▸ **WORK TO DO**:
Skip the pictures and quote all of the lines exactly.

▸ **ITEMS**:
▶
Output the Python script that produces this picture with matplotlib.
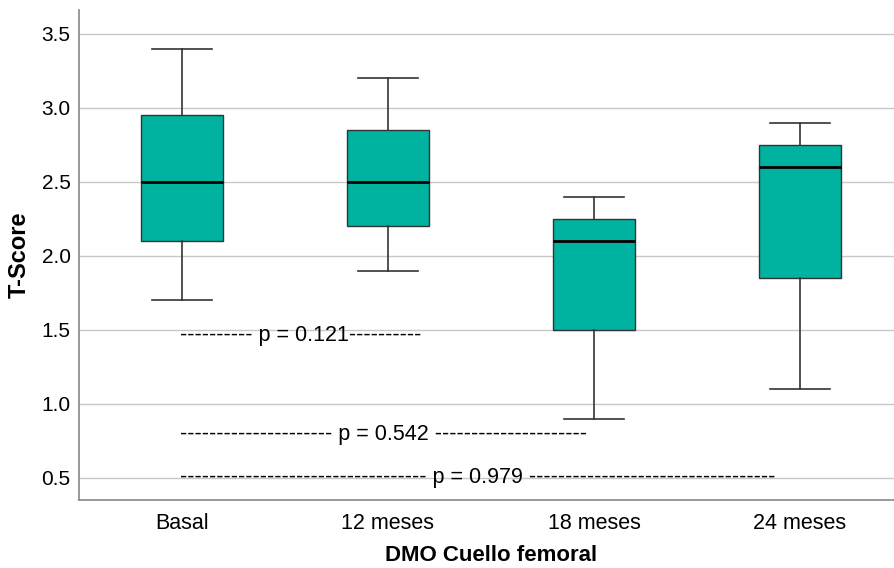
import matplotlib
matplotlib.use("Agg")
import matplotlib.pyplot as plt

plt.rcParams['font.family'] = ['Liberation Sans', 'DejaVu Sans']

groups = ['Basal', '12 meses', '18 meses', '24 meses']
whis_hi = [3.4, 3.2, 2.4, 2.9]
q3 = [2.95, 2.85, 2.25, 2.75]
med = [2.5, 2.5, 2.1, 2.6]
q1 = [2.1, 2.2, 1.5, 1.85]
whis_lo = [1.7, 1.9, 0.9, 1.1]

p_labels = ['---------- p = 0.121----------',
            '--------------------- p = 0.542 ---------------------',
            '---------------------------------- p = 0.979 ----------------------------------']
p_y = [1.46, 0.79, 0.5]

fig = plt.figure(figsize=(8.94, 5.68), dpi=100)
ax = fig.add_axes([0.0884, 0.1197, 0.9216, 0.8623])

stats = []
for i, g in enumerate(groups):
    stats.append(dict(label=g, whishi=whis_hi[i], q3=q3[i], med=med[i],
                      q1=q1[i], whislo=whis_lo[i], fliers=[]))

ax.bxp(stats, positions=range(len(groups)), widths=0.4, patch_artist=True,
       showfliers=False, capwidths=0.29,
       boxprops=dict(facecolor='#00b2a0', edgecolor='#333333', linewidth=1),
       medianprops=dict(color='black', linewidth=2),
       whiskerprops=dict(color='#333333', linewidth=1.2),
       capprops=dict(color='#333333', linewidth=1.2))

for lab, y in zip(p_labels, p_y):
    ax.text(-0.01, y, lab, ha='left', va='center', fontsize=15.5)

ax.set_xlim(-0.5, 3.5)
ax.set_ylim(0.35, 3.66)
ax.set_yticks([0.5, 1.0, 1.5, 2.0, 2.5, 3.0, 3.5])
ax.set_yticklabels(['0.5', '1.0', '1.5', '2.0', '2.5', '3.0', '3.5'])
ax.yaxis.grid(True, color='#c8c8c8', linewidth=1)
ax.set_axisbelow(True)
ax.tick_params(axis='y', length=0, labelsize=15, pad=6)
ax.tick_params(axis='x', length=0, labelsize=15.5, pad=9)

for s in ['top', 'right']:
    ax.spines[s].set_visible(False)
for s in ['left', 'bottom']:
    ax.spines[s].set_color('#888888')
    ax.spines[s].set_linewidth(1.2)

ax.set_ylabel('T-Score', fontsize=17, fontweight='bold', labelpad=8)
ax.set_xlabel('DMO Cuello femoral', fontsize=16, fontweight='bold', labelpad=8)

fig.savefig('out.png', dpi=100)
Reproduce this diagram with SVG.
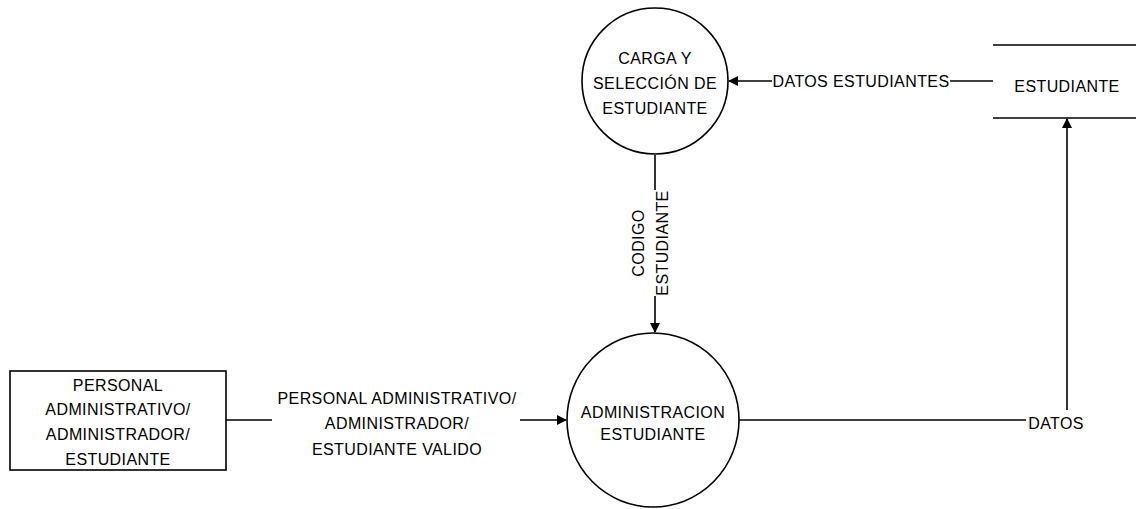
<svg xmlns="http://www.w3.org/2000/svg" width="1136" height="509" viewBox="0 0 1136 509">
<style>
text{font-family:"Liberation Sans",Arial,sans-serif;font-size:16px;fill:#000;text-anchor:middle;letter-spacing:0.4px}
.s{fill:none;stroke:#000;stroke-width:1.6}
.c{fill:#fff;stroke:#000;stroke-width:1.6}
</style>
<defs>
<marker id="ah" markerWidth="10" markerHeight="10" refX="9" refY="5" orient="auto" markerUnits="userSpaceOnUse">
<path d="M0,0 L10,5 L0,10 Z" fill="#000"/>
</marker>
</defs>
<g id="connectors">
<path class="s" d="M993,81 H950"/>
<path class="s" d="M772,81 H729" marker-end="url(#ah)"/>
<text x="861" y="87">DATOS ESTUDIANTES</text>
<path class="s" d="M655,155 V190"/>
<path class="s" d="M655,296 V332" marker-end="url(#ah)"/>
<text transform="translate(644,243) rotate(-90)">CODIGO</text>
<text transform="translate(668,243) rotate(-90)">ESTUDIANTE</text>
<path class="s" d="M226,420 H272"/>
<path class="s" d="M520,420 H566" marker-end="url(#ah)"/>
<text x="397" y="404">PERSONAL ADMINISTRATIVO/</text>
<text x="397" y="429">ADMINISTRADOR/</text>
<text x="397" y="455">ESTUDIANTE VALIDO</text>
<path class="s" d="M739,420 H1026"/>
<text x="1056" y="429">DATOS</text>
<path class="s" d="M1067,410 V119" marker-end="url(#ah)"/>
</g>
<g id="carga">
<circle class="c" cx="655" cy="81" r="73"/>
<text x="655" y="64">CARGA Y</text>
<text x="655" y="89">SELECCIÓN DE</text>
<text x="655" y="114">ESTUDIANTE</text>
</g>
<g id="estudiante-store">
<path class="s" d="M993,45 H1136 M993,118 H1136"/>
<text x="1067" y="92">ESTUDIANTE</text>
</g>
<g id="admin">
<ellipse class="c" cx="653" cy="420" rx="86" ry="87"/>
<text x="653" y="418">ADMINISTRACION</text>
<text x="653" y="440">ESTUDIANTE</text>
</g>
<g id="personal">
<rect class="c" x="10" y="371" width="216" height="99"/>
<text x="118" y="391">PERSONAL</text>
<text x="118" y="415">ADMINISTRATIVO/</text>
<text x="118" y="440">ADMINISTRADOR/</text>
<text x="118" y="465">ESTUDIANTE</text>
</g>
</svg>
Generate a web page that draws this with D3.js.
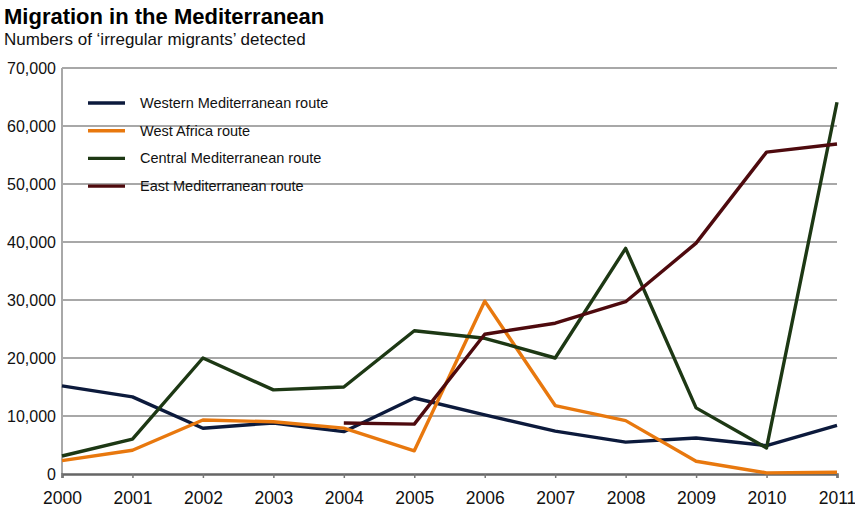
◀
▸ **IN RESPONSE**:
Output the Python script that produces this picture with matplotlib.
import matplotlib
matplotlib.use("Agg")
import matplotlib.pyplot as plt

plt.rcParams['font.family'] = ['Liberation Sans', 'DejaVu Sans']

groups = ['Basal', '12 meses', '18 meses', '24 meses']
whis_hi = [3.4, 3.2, 2.4, 2.9]
q3 = [2.95, 2.85, 2.25, 2.75]
med = [2.5, 2.5, 2.1, 2.6]
q1 = [2.1, 2.2, 1.5, 1.85]
whis_lo = [1.7, 1.9, 0.9, 1.1]

p_labels = ['---------- p = 0.121----------',
            '--------------------- p = 0.542 ---------------------',
            '---------------------------------- p = 0.979 ----------------------------------']
p_y = [1.46, 0.79, 0.5]

fig = plt.figure(figsize=(8.94, 5.68), dpi=100)
ax = fig.add_axes([0.0884, 0.1197, 0.9216, 0.8623])

stats = []
for i, g in enumerate(groups):
    stats.append(dict(label=g, whishi=whis_hi[i], q3=q3[i], med=med[i],
                      q1=q1[i], whislo=whis_lo[i], fliers=[]))

ax.bxp(stats, positions=range(len(groups)), widths=0.4, patch_artist=True,
       showfliers=False, capwidths=0.29,
       boxprops=dict(facecolor='#00b2a0', edgecolor='#333333', linewidth=1),
       medianprops=dict(color='black', linewidth=2),
       whiskerprops=dict(color='#333333', linewidth=1.2),
       capprops=dict(color='#333333', linewidth=1.2))

for lab, y in zip(p_labels, p_y):
    ax.text(-0.01, y, lab, ha='left', va='center', fontsize=15.5)

ax.set_xlim(-0.5, 3.5)
ax.set_ylim(0.35, 3.66)
ax.set_yticks([0.5, 1.0, 1.5, 2.0, 2.5, 3.0, 3.5])
ax.set_yticklabels(['0.5', '1.0', '1.5', '2.0', '2.5', '3.0', '3.5'])
ax.yaxis.grid(True, color='#c8c8c8', linewidth=1)
ax.set_axisbelow(True)
ax.tick_params(axis='y', length=0, labelsize=15, pad=6)
ax.tick_params(axis='x', length=0, labelsize=15.5, pad=9)

for s in ['top', 'right']:
    ax.spines[s].set_visible(False)
for s in ['left', 'bottom']:
    ax.spines[s].set_color('#888888')
    ax.spines[s].set_linewidth(1.2)

ax.set_ylabel('T-Score', fontsize=17, fontweight='bold', labelpad=8)
ax.set_xlabel('DMO Cuello femoral', fontsize=16, fontweight='bold', labelpad=8)

fig.savefig('out.png', dpi=100)
Reproduce this diagram with SVG.
<svg xmlns="http://www.w3.org/2000/svg" width="1136" height="509" viewBox="0 0 1136 509">
<style>
text{font-family:"Liberation Sans",Arial,sans-serif;font-size:16px;fill:#000;text-anchor:middle;letter-spacing:0.4px}
.s{fill:none;stroke:#000;stroke-width:1.6}
.c{fill:#fff;stroke:#000;stroke-width:1.6}
</style>
<defs>
<marker id="ah" markerWidth="10" markerHeight="10" refX="9" refY="5" orient="auto" markerUnits="userSpaceOnUse">
<path d="M0,0 L10,5 L0,10 Z" fill="#000"/>
</marker>
</defs>
<g id="connectors">
<path class="s" d="M993,81 H950"/>
<path class="s" d="M772,81 H729" marker-end="url(#ah)"/>
<text x="861" y="87">DATOS ESTUDIANTES</text>
<path class="s" d="M655,155 V190"/>
<path class="s" d="M655,296 V332" marker-end="url(#ah)"/>
<text transform="translate(644,243) rotate(-90)">CODIGO</text>
<text transform="translate(668,243) rotate(-90)">ESTUDIANTE</text>
<path class="s" d="M226,420 H272"/>
<path class="s" d="M520,420 H566" marker-end="url(#ah)"/>
<text x="397" y="404">PERSONAL ADMINISTRATIVO/</text>
<text x="397" y="429">ADMINISTRADOR/</text>
<text x="397" y="455">ESTUDIANTE VALIDO</text>
<path class="s" d="M739,420 H1026"/>
<text x="1056" y="429">DATOS</text>
<path class="s" d="M1067,410 V119" marker-end="url(#ah)"/>
</g>
<g id="carga">
<circle class="c" cx="655" cy="81" r="73"/>
<text x="655" y="64">CARGA Y</text>
<text x="655" y="89">SELECCIÓN DE</text>
<text x="655" y="114">ESTUDIANTE</text>
</g>
<g id="estudiante-store">
<path class="s" d="M993,45 H1136 M993,118 H1136"/>
<text x="1067" y="92">ESTUDIANTE</text>
</g>
<g id="admin">
<ellipse class="c" cx="653" cy="420" rx="86" ry="87"/>
<text x="653" y="418">ADMINISTRACION</text>
<text x="653" y="440">ESTUDIANTE</text>
</g>
<g id="personal">
<rect class="c" x="10" y="371" width="216" height="99"/>
<text x="118" y="391">PERSONAL</text>
<text x="118" y="415">ADMINISTRATIVO/</text>
<text x="118" y="440">ADMINISTRADOR/</text>
<text x="118" y="465">ESTUDIANTE</text>
</g>
</svg>
Generate a web page that draws this with D3.js.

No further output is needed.